You started a food journal to get a handle on your eating habits, but now you are staring at pages of entries and wondering what they actually mean. Maybe you notice that some days you eat perfectly, and other days you cannot stop reaching for snacks even when you are not hungry. That pattern is exactly what a food journal is meant to catch—but only if you know how to read the hidden signals.
Emotional eating often works underneath your awareness. You might feel you eat because you are stressed, bored, or sad, yet the link between your feelings and your food choices can be subtle. Your journal holds clues that go beyond calories and portion sizes. When you learn to spot three specific signs, you can turn your food diary from a simple record into a tool that uncovers your personal emotional eating triggers.
Sign 1: Eating Patterns That Follow Your Moods, Not Your Hunger
The most straightforward sign is a clear correlation between your recorded mood and what you ate. If you write down how you felt before and after meals, you will start to see clusters. For example, you might notice that every time you felt anxious about work, you reached for crunchy, salty snacks—chips, pretzels, crackers—even though your stomach was not growling.
Another version of this sign is the opposite: you skip meals entirely when you feel upset, then overeat later. Some people stop eating when emotions run high, only to binge hours later. Your journal will show skipped lunch entries followed by a large evening snack session with no real hunger in between. The key is consistency—if the same emotion shows up before the same type of eating event at least three times, you have identified a trigger.
Sign 2: The Same Foods Appear During Certain Times or Events
Emotional eating often involves specific comfort foods. When you review your journal, look for foods that appear repeatedly during particular situations. Perhaps you always add a cookie or a slice of cake when you are finishing a stressful call with a family member. Or maybe you grab a sugary latte every afternoon at 3 p.m. when your energy dips and you feel lonely or bored.
This sign is not about the food itself—it is about the context. A slice of cake at a birthday party is different from a slice of cake alone in your car after a difficult meeting. Your journal can reveal the pattern if you note the circumstance next to each entry. Write a brief note like “after argument with partner” or “while watching TV alone” or “during a late night work session.” Over a week or two, you will see if certain foods cluster around specific triggers.

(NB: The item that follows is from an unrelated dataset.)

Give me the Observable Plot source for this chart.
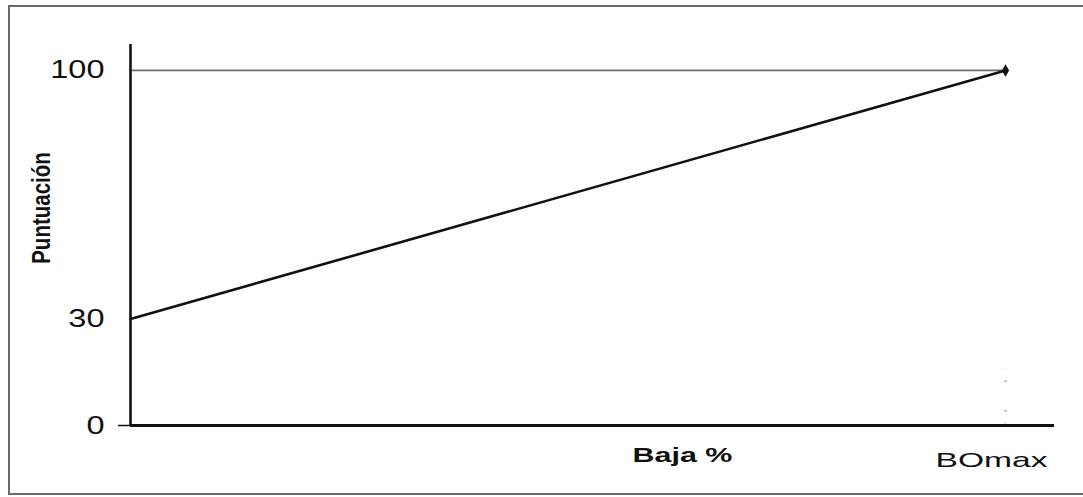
<!DOCTYPE html>
<html><head><meta charset="utf-8">
<script src="https://cdn.jsdelivr.net/npm/d3@7"></script>
<script src="https://cdn.jsdelivr.net/npm/@observablehq/plot@0.6"></script>
<style>
html,body{margin:0;padding:0;background:#fff;overflow:hidden;}
#wrap{position:relative;width:1083px;height:497px;overflow:hidden;background:#fff;}
#wrap svg{position:absolute;left:0;top:0;}
.edge{position:absolute;background:#6a6a6a;pointer-events:none;}
</style></head><body><div id="wrap"></div>
<script>
// Data
const bajaValues = [0, 1];          // 0 .. BOmax (normalised)
const scoreValues = [30, 100];      // Puntuación
const yTickValues = [0, 30, 100];
const xTickValues = [1];
const xTickLabels = ["BOmax"];
const xTitle = "Baja %";
const yTitle = "Puntuación";

const lineData = bajaValues.map((b, i) => ({baja: b, score: scoreValues[i]}));
const xTicks = xTickValues.map((v, i) => ({v, label: xTickLabels[i]}));

const font = "Liberation Sans, Arial, Helvetica, sans-serif";

const chart = Plot.plot({
  width: 1083,
  height: 497,
  marginLeft: 130,
  marginRight: 29,
  marginTop: 44,
  marginBottom: 72,
  style: {fontFamily: font, background: "transparent", color: "#111"},
  x: {domain: [0, 1.056], axis: null},
  y: {domain: [0, 107.3], axis: null},
  marks: [
    Plot.ruleY([100], {x1: bajaValues[0], x2: xTickValues[0], stroke: "#6e6e6e", strokeWidth: 1.6}),
    Plot.ruleX(xTickValues, {y1: 0, y2: 16, stroke: "#555", strokeWidth: 1.5, strokeDasharray: "1.5 12 1.5 28", strokeOpacity: 0.7}),
    Plot.ruleX([0], {stroke: "#111", strokeWidth: 2.6}),
    Plot.ruleY([0], {stroke: "#111", strokeWidth: 3}),
    Plot.ruleY([0], {x1: 0, x2: 0, insetLeft: -12, stroke: "#111", strokeWidth: 1.5}),
    Plot.line(lineData, {x: "baja", y: "score", stroke: "#111", strokeWidth: 2.6}),
    Plot.dot(lineData.filter(d => d.baja === xTickValues[0]), {x: "baja", y: "score", r: 3.8, fill: "#111", symbol: "diamond"}),
    Plot.text(yTickValues, {x: 0, y: d => d, text: d => String(d), dx: -26, textAnchor: "end", fontSize: 25, fill: "#111"}),
    Plot.text(xTicks, {x: "v", y: 0, text: "label", dx: -14, dy: 35, textAnchor: "middle", fontSize: 21, fill: "#111"}),
    Plot.text([xTitle], {frameAnchor: "bottom", text: d => d, dx: 90, dy: 36, textAnchor: "middle", fontSize: 21, fontWeight: "bold", fill: "#111"}),
    Plot.text([yTitle], {frameAnchor: "left", text: d => d, dx: -89, dy: -27, rotate: -90, textAnchor: "middle", fontSize: 25, fontWeight: "bold", fill: "#111"})
  ]
});

// horizontal stretch of the scanned lettering (keeps Plot's own x/y attributes)
function stretch(labels, sx) {
  const set = new Set(labels.map(String));
  chart.querySelectorAll("text").forEach(t => {
    if (!set.has(t.textContent)) return;
    const tr = t.getAttribute("transform") || "";
    t.setAttribute("transform", `${tr} scale(${sx},1)`);
  });
}
stretch(yTickValues, 1.3);
stretch(xTickLabels, 1.6);
stretch([xTitle], 1.45);
stretch([yTitle], 0.82);

const wrap = document.getElementById("wrap");
wrap.appendChild(chart);
// scanned page frame: left, top and bottom edges only
[["8px","5px","2px","490px"],["8px","5px","1075px","2px"],["8px","493px","1075px","2px"]].forEach(([l,t,w,h]) => {
  const e = document.createElement("div");
  e.className = "edge";
  Object.assign(e.style, {left: l, top: t, width: w, height: h});
  wrap.appendChild(e);
});
</script>
</body></html>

Tip: Use a simple rating system for hunger before eating—1 (famished) to 5 (full). If you eat when your hunger is a 3 or higher and your mood is negative, you have a strong sign of emotional eating.
Sign 3: A Sudden Shift in Portion Size or Speed of Eating
Your journal entries may not capture every detail, but they can reveal changes in how much you ate or how quickly. If you normally have a small handful of almonds as an afternoon snack but one day you ate three handfuls in five minutes while feeling stressed, that is a red flag. Emotional eating often bypasses your usual mindful eating habits—you eat faster and more than you normally would.
Look for entries where you describe eating “without thinking,” “really fast,” or “until I felt sick.” Even simple notes like “ate the whole bag” or “couldn’t stop” point to an emotional trigger. The shift does not have to be dramatic; sometimes it is a slightly larger portion than usual, paired with a negative mood note. Those small deviations add up over time and form a clear pattern.
How to Use These Signs Without Overthinking
Once you spot one of these signs, do not immediately label yourself or feel guilty. The goal is awareness, not judgment. Ask yourself a few gentle questions: What was happening right before I ate? What emotion was I feeling? What did I need instead of food? You can then experiment with alternatives. If stress triggers the urge for crunchy snacks, try a short walk or squeezing a stress ball. If boredom leads to late-night eating, call a friend or pick up a book.
Your food journal is a mirror, not a verdict. By reading it with curiosity, you give yourself the chance to respond differently the next time a trigger appears. Over days and weeks, the patterns become clearer, and you can build new habits that serve your well-being rather than your momentary emotions.
Remember, emotional eating is a normal human response—everyone does it sometimes. The signs above help you understand your own unique triggers so you can make conscious choices, not reactive ones. Your journal is a tool, not a judge.